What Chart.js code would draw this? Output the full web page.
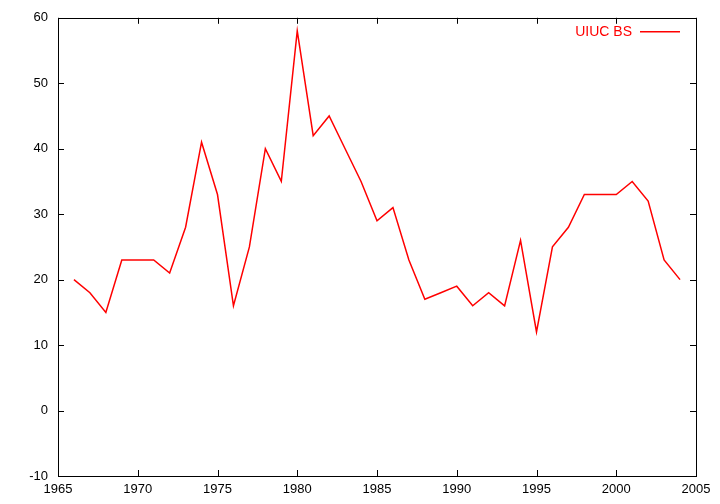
<!DOCTYPE html>
<html>
<head>
<meta charset="utf-8">
<script src="https://cdn.jsdelivr.net/npm/chart.js@4"></script>
<style>
  html, body { margin: 0; padding: 0; background: #fff; }
  #wrap { width: 720px; height: 504px; }
</style>
</head>
<body>
<div id="wrap"><canvas id="myChart"></canvas></div>
<script>
var years = [1966, 1967, 1968, 1969, 1970, 1971, 1972, 1973, 1974, 1975, 1976, 1977, 1978, 1979,
             1980, 1981, 1982, 1983, 1984, 1985, 1986, 1987, 1988, 1989, 1990, 1991, 1992, 1993,
             1994, 1995, 1996, 1997, 1998, 1999, 2000, 2001, 2002, 2003, 2004];
var uiucBS = [20, 18, 15, 23, 23, 23, 21, 28, 41, 33, 16, 25, 40, 35,
              58, 42, 45, 40, 35, 29, 31, 23, 17, 18, 19, 16, 18, 16,
              26, 12, 25, 28, 33, 33, 33, 35, 32, 23, 20];
var xTicks = [1965, 1970, 1975, 1980, 1985, 1990, 1995, 2000, 2005];
var yTicks = [-10, 0, 10, 20, 30, 40, 50, 60];
var seriesName = 'UIUC BS';

var fontFamily = '"Liberation Sans", Arial, sans-serif';

// gnuplot style frame: border plus inward ticks on all four sides
var frame = {
    id: 'frame',
    afterDraw: function (chart) {
        var c = chart.ctx, a = chart.chartArea;
        var xs = chart.scales.x, ys = chart.scales.y;
        c.save();
        c.strokeStyle = '#000';
        c.lineWidth = 1;
        c.strokeRect(Math.round(a.left) + 0.5, Math.round(a.top) + 0.5,
                     Math.round(a.right - a.left), Math.round(a.bottom - a.top));
        c.beginPath();
        xTicks.forEach(function (v) {
            var px = Math.round(xs.getPixelForValue(v)) + 0.5;
            c.moveTo(px, a.bottom); c.lineTo(px, a.bottom - 6);
            c.moveTo(px, a.top); c.lineTo(px, a.top + 6);
        });
        yTicks.forEach(function (v) {
            var py = Math.round(ys.getPixelForValue(v)) + 0.5;
            c.moveTo(a.left, py); c.lineTo(a.left + 6, py);
            c.moveTo(a.right, py); c.lineTo(a.right - 6, py);
        });
        c.stroke();

        // key, top right
        var ky = a.top + 14;
        c.strokeStyle = '#ff0000';
        c.lineWidth = 1.5;
        c.beginPath();
        c.moveTo(a.right - 56, ky); c.lineTo(a.right - 16, ky);
        c.stroke();
        c.fillStyle = '#ff0000';
        c.font = '14px ' + fontFamily;
        c.textAlign = 'right';
        c.textBaseline = 'middle';
        c.fillText(seriesName, a.right - 64, ky);
        c.restore();
    }
};

var ctx = document.getElementById('myChart');

var myChart = new Chart(ctx, {
    type: 'line',
    data: {
        labels: years,
        datasets: [{
            label: seriesName,
            data: uiucBS,
            borderColor: '#ff0000',
            borderWidth: 1.5,
            pointRadius: 0,
            tension: 0,
            fill: false
        }]
    },
    options: {
        responsive: true,
        maintainAspectRatio: false,
        animation: false,
        layout: { padding: { left: 0, right: 24, top: 17, bottom: 0 } },
        plugins: {
            legend: { display: false },
            tooltip: { enabled: false }
        },
        scales: {
            x: {
                type: 'linear',
                min: 1965,
                max: 2005,
                afterBuildTicks: function (s) { s.ticks = xTicks.map(function (v) { return { value: v }; }); },
                afterFit: function (s) { s.height = 28; },
                grid: { display: false, drawTicks: false },
                border: { display: false },
                ticks: {
                    padding: 6,
                    color: '#000',
                    maxRotation: 0,
                    font: { family: fontFamily, size: 13 },
                    callback: function (v) { return String(v); }
                }
            },
            y: {
                min: -10,
                max: 60,
                afterBuildTicks: function (s) { s.ticks = yTicks.map(function (v) { return { value: v }; }); },
                afterFit: function (s) { s.width = 58; },
                grid: { display: false, drawTicks: false },
                border: { display: false },
                ticks: {
                    padding: 10,
                    color: '#000',
                    font: { family: fontFamily, size: 13 }
                }
            }
        }
    },
    plugins: [frame]
});
</script>
</body>
</html>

To do => Copy the material above exactly and drop the pictures.

Task solution =>
What Chart.js code would draw this? Output the full web page.
<!DOCTYPE html>
<html>
<head>
<meta charset="utf-8">
<script src="https://cdn.jsdelivr.net/npm/chart.js@4"></script>
<style>
  html, body { margin: 0; padding: 0; background: #fff; }
  #wrap { width: 720px; height: 504px; }
</style>
</head>
<body>
<div id="wrap"><canvas id="myChart"></canvas></div>
<script>
var years = [1966, 1967, 1968, 1969, 1970, 1971, 1972, 1973, 1974, 1975, 1976, 1977, 1978, 1979,
             1980, 1981, 1982, 1983, 1984, 1985, 1986, 1987, 1988, 1989, 1990, 1991, 1992, 1993,
             1994, 1995, 1996, 1997, 1998, 1999, 2000, 2001, 2002, 2003, 2004];
var uiucBS = [20, 18, 15, 23, 23, 23, 21, 28, 41, 33, 16, 25, 40, 35,
              58, 42, 45, 40, 35, 29, 31, 23, 17, 18, 19, 16, 18, 16,
              26, 12, 25, 28, 33, 33, 33, 35, 32, 23, 20];
var xTicks = [1965, 1970, 1975, 1980, 1985, 1990, 1995, 2000, 2005];
var yTicks = [-10, 0, 10, 20, 30, 40, 50, 60];
var seriesName = 'UIUC BS';

var fontFamily = '"Liberation Sans", Arial, sans-serif';

// gnuplot style frame: border plus inward ticks on all four sides
var frame = {
    id: 'frame',
    afterDraw: function (chart) {
        var c = chart.ctx, a = chart.chartArea;
        var xs = chart.scales.x, ys = chart.scales.y;
        c.save();
        c.strokeStyle = '#000';
        c.lineWidth = 1;
        c.strokeRect(Math.round(a.left) + 0.5, Math.round(a.top) + 0.5,
                     Math.round(a.right - a.left), Math.round(a.bottom - a.top));
        c.beginPath();
        xTicks.forEach(function (v) {
            var px = Math.round(xs.getPixelForValue(v)) + 0.5;
            c.moveTo(px, a.bottom); c.lineTo(px, a.bottom - 6);
            c.moveTo(px, a.top); c.lineTo(px, a.top + 6);
        });
        yTicks.forEach(function (v) {
            var py = Math.round(ys.getPixelForValue(v)) + 0.5;
            c.moveTo(a.left, py); c.lineTo(a.left + 6, py);
            c.moveTo(a.right, py); c.lineTo(a.right - 6, py);
        });
        c.stroke();

        // key, top right
        var ky = a.top + 14;
        c.strokeStyle = '#ff0000';
        c.lineWidth = 1.5;
        c.beginPath();
        c.moveTo(a.right - 56, ky); c.lineTo(a.right - 16, ky);
        c.stroke();
        c.fillStyle = '#ff0000';
        c.font = '14px ' + fontFamily;
        c.textAlign = 'right';
        c.textBaseline = 'middle';
        c.fillText(seriesName, a.right - 64, ky);
        c.restore();
    }
};

var ctx = document.getElementById('myChart');

var myChart = new Chart(ctx, {
    type: 'line',
    data: {
        labels: years,
        datasets: [{
            label: seriesName,
            data: uiucBS,
            borderColor: '#ff0000',
            borderWidth: 1.5,
            pointRadius: 0,
            tension: 0,
            fill: false
        }]
    },
    options: {
        responsive: true,
        maintainAspectRatio: false,
        animation: false,
        layout: { padding: { left: 0, right: 24, top: 17, bottom: 0 } },
        plugins: {
            legend: { display: false },
            tooltip: { enabled: false }
        },
        scales: {
            x: {
                type: 'linear',
                min: 1965,
                max: 2005,
                afterBuildTicks: function (s) { s.ticks = xTicks.map(function (v) { return { value: v }; }); },
                afterFit: function (s) { s.height = 28; },
                grid: { display: false, drawTicks: false },
                border: { display: false },
                ticks: {
                    padding: 6,
                    color: '#000',
                    maxRotation: 0,
                    font: { family: fontFamily, size: 13 },
                    callback: function (v) { return String(v); }
                }
            },
            y: {
                min: -10,
                max: 60,
                afterBuildTicks: function (s) { s.ticks = yTicks.map(function (v) { return { value: v }; }); },
                afterFit: function (s) { s.width = 58; },
                grid: { display: false, drawTicks: false },
                border: { display: false },
                ticks: {
                    padding: 10,
                    color: '#000',
                    font: { family: fontFamily, size: 13 }
                }
            }
        }
    },
    plugins: [frame]
});
</script>
</body>
</html>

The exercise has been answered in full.